Drawing from her personal experiences, Grace says, prejudice against her gender identity was compounded due to her caste identity. “The queer community is as casteist as the society at large. To those who feign caste-blindness within the queer movement, I want to say, recognise the importance of taking everyone along. Recognise that there is a diversity of experiences and issues even within the movement,” she says.

 

She cautions against token representation: “Of late, it is trendy to say, ‘Hey, look, we have a trans person amongst us.’ It’s how people from the upper castes are deflecting blame for discrimination.” “Those who have the privilege should first acknowledge that privilege and then share that privilege with the underprivileged,” she says. The seemingly simple act of ‘knowing’ – of having awareness – is backed by tremendous institutional privilege. The privilege of knowledge is inextricably linked to the privilege of being able to find solutions.

‘An empty paper’

Grace says the Transgender Persons (Protection of Rights) Act, 2019 is an “empty paper”. “In that empty paper, they are criminalising trans persons. The Act does not ensure we get our rights.” She had protested against the legislation since it was first debated in 2016. Grace enumerates the problems with the Act – the requirement of a certificate from a District Magistrate affirming the trans person’s gender identity; awarding lesser punishment to an offender who has sexually abused a trans person (the maximum punishment of two years provided in the Act, is much less than the minimum punishment of seven years stipulated for the rape of cis-women); and non-addressal of the issues and rights of gender-nonconforming children at home and school. It doesn’t talk about the abuse – mental, physical and verbal – that the community faces in spaces like schools and colleges and from the civil society. Grace further elaborates how the Act evades the topic of reservation and fails to protect a trans person’s livelihood. “It’s like they want to criminalise the trans person and simultaneously make the impression of extending support to the trans person.”

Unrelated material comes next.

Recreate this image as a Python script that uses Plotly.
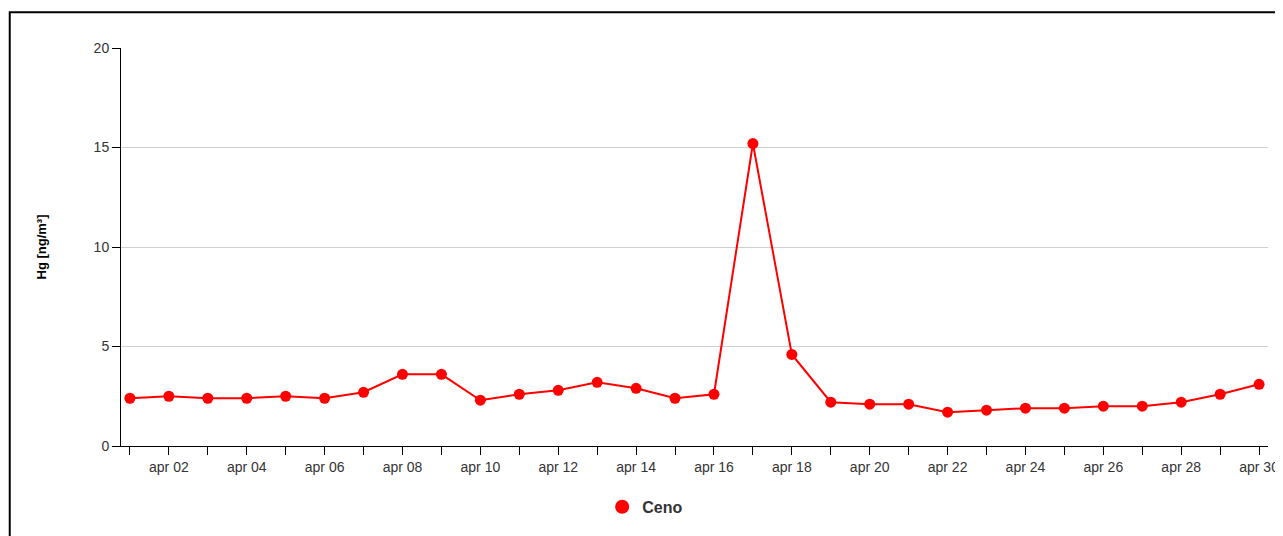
import plotly.graph_objects as go

days = list(range(1, 31))
dates = ["2024-04-%02d" % d for d in days]
hg = [2.4, 2.5, 2.4, 2.4, 2.5, 2.4, 2.7, 3.6, 3.6, 2.3, 2.6, 2.8, 3.2, 2.9, 2.4,
      2.6, 15.2, 4.6, 2.2, 2.1, 2.1, 1.7, 1.8, 1.9, 1.9, 2.0, 2.0, 2.2, 2.6, 3.1]
tick_labels = ["apr %02d" % d if d % 2 == 0 else "" for d in days]
series_name = "Ceno"

fig = go.Figure()
fig.add_trace(go.Scatter(
    x=dates, y=hg, name=series_name, mode="lines+markers",
    line=dict(color="#ff0000", width=2),
    marker=dict(color="#ff0000", size=11),
    showlegend=False,
))
# legend entry shows only the dot
fig.add_trace(go.Scatter(
    x=[None], y=[None], name="<b>" + series_name + "</b>", mode="markers",
    marker=dict(color="#ff0000", size=14),
))

fig.update_layout(
    width=1283, height=536,
    margin=dict(l=113, r=15, t=40, b=98),
    plot_bgcolor="white", paper_bgcolor="white",
    font=dict(family="Liberation Sans, Arial", size=13, color="#333"),
    showlegend=True,
    legend=dict(orientation="h", x=0.457, xanchor="center", y=-0.11, yanchor="top",
                font=dict(size=16, color="#333", family="Liberation Sans, Arial")),
    shapes=[dict(type="rect", xref="paper", yref="paper",
                 x0=-0.097, x1=1.012, y0=-0.3, y1=1.09,
                 line=dict(color="black", width=2))],
)
fig.update_xaxes(
    type="date", range=["2024-03-31 18:30", "2024-04-30 05:30"],
    tickvals=dates, ticktext=tick_labels, ticks="outside", ticklen=8,
    tickcolor="black", showline=True, linecolor="black", showgrid=False,
    tickfont=dict(size=14, color="#333"),
)
fig.update_yaxes(
    range=[0, 20], tickvals=[0, 5, 10, 15, 20], ticks="outside", ticklen=8,
    tickcolor="black", showline=True, linecolor="black",
    showgrid=True, gridcolor="#d0d0d0", zeroline=False,
    title=dict(text="<b>Hg [ng/m³]</b>", font=dict(size=13, color="black"), standoff=44),
    tickfont=dict(size=14, color="#333"),
)

fig.write_html("out.html")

The pandemic served as an easy distraction for the government to bulldoze dissent and implement the Act. “The Centre went ahead and formed the National Council for Transgender Persons,” Grace explains. “This highhanded attitude of the government has pushed us to the edge, but we have a lot of fighting power left inside us. We are holding on to it. Whatever the situation, we are going to fight,” she says. Grace, along with transgender activists Vyjayanti Vasanta Mogli, KMV Monalisa, Anindya Hajra and Sirra Santosh, has filed a writ petition before the Supreme Court seeking that Sections 4, 5, 6, 7, 12(3), 18(a) and 18(d) of the Act be declared as unconstitutional and in violation of fundamental rights enshrined in the Constitution.

Her judicial activism has shown her that the legal profession, much like the society it thrives in, is patriarchal, casteist and misogynist. “In my court visits, I have met very few trans-friendly law professionals. The majority have lacked even basic empathy.”

Grace’s hopes for the future stem from her hopes in herself, the next generation and the promises of the Constitution. She says the present is a phase of “fight, fight, fight”, where young trans persons like her are prepared to persist. “We are fighting because we want the future generations of our community to live in a peaceful society. We have the Constitution in our hands, and the time is not very far when we will have our rights too.”  

 

Afrah Asif is a law student from Hyderabad. She enjoys sharing anti-capitalism memes, eating out at new places, taking long walks and reading. Her areas of interest are Feminist Studies, Muslim History and the intersection of the two.